You can find a transcript of the talk at the Facebook page Keeping it Catholic here

The Magisterium of the Church is the third leg in the stool. So, we have Scripture, we have Tradition, and we have the Magisterium, the teaching office. “The task of giving an authentic interpretation to the Word of God, whether in written form or in the form of Tradition, has been entrusted to the living teaching office of the Church alone. Its authority in this matter is exercised in the name of Jesus Christ. This means that the task of interpretation has been entrusted to the bishops in communion with the successor of Peter, the bishop of Rome”—again, the Catechism, section 85.

This sounds like a loaded gun, but there is a caveat: “Yet, this Magisterium is not superior to the will of God, but its servant. It teaches only what has been handed on to it. At the divine command and with the help of the Holy Spirit, it listens to this devotedly, guards it with dedication and expounds it faithfully. All that it proposes for belief as being divinely revealed is drawn from this single deposit of faith”—The Catechism again, Section 86.

So, when we have shepherds—bishops—who are deviating, we can go back to the Catechism and say, no, you are not there to give us new doctrine; what you’re there to do is to guard it, to expound on it, and to do so with dedication.

So we have to have this continuity, there cannot be a break, but we have seen for us there have been so many breaks. “The Church’s Magisterium exercises the authority it holds from Christ to the fullest extent when it defines dogmas, that is, when it proposes, in a form obliging the Christian people to an irrevocable adherence of faith, truths contained in divine Revelation or also when it proposes, in a definitive way, truths having a necessary connection with these.” (CCC 888.) Unfortunately, we’ve seen—yes, the documents come out, the beginning is okay, but just leaves it —it’s just hanging there. So the idea that we, as faithful, have to accept it is not stressed.
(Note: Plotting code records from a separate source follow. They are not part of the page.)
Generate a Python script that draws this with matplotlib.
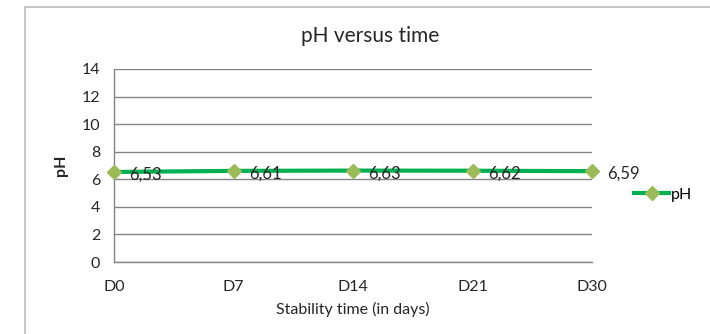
import matplotlib
matplotlib.use('Agg')
import matplotlib.pyplot as plt
from matplotlib.patches import Rectangle

plt.rcParams['font.family'] = ['Lato', 'DejaVu Sans']

days = ['D0', 'D7', 'D14', 'D21', 'D30']
ph = [6.53, 6.61, 6.63, 6.62, 6.59]
yticks = [0, 2, 4, 6, 8, 10, 12, 14]

fig = plt.figure(figsize=(7.1, 3.34), dpi=100)
ax = fig.add_axes([114/710, 1 - 262/334, (592 - 114)/710, (262 - 69)/334])

# outer chart border (Excel style)
fig.patches.append(Rectangle((25/710, -0.2), 1.2, 1.2 - 7/334,
                             transform=fig.transFigure, fill=False,
                             edgecolor='#bfbfbf', linewidth=1.2))

x = range(len(days))
ax.plot(x, ph, color='#00b050', linewidth=3, marker='D', markersize=7,
        markerfacecolor='#9bbb59', markeredgecolor='#9bbb59', label='pH',
        zorder=3, clip_on=False)

for xi, v in zip(x, ph):
    ax.annotate(f'{v:.2f}'.replace('.', ','), (xi, v), xytext=(11, -2),
                textcoords='offset points', ha='left', va='center',
                fontsize=12, color='#262626', zorder=4)

ax.set_xlim(0, len(days) - 1)
ax.set_ylim(0, 14)
ax.set_yticks(yticks)
ax.set_xticks(list(x))
ax.set_xticklabels(days)
ax.grid(axis='y', color='#868686', linewidth=1)
ax.set_axisbelow(True)
for s in ['top', 'right']:
    ax.spines[s].set_visible(False)
for s in ['left', 'bottom']:
    ax.spines[s].set_color('#868686')
    ax.spines[s].set_linewidth(1)
ax.tick_params(axis='both', length=0, labelsize=11.5, labelcolor='#262626')
ax.tick_params(axis='x', pad=13)
ax.tick_params(axis='y', pad=10)

# title centred on the chart frame, not on the plot area
fig.text(370/710, 1 - 36/334, 'pH versus time', fontsize=15, color='#262626',
         ha='center', va='center')
ax.set_xlabel('Stability time (in days)', fontsize=11.5, color='#262626', labelpad=6)
ax.set_ylabel('pH', fontsize=11.5, fontweight='bold', color='#262626', labelpad=10)

ax.legend(loc='center left', bbox_to_anchor=(1.075, 0.35), frameon=False,
          fontsize=11.5, handlelength=2.2, handletextpad=0.1, borderaxespad=0)

fig.savefig('out.png', dpi=100)
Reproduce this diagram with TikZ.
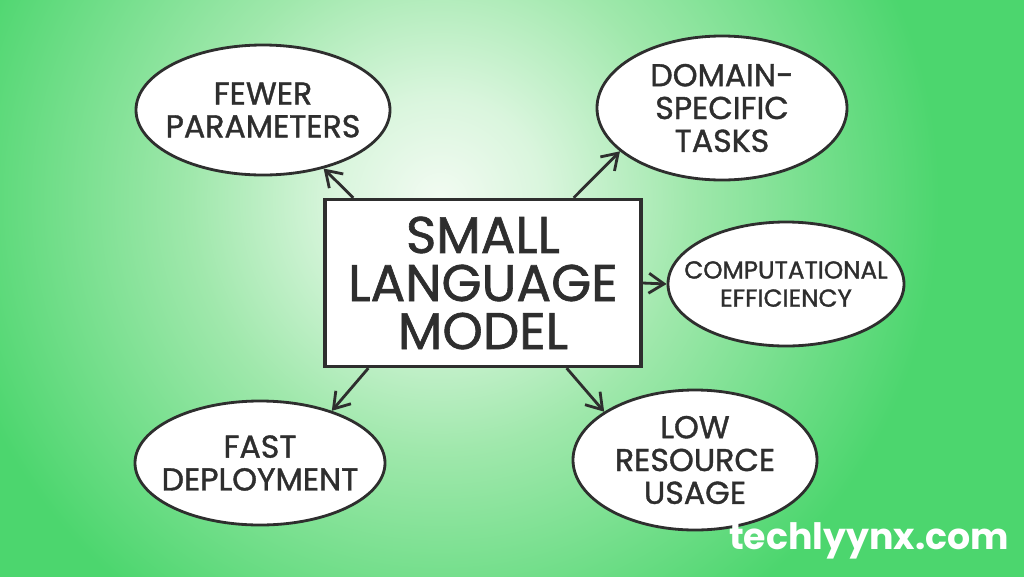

It’s almost left to whether we feel like it or not.

“Obedience is owed to the Pope, but the Pope owes obedience to the Word and the apostolic Tradition.” We have to obey the Pope, but the Pope himself must obey the written Word; he must obey the Tradition. He must respond to these and the Holy Spirit.

“Obedience is owed to the Pope, but it is the duty of the Pope to give the character of possibility to this obedience.” The Pope has to facilitate our obeying him, by himself being obedient to the Word of God.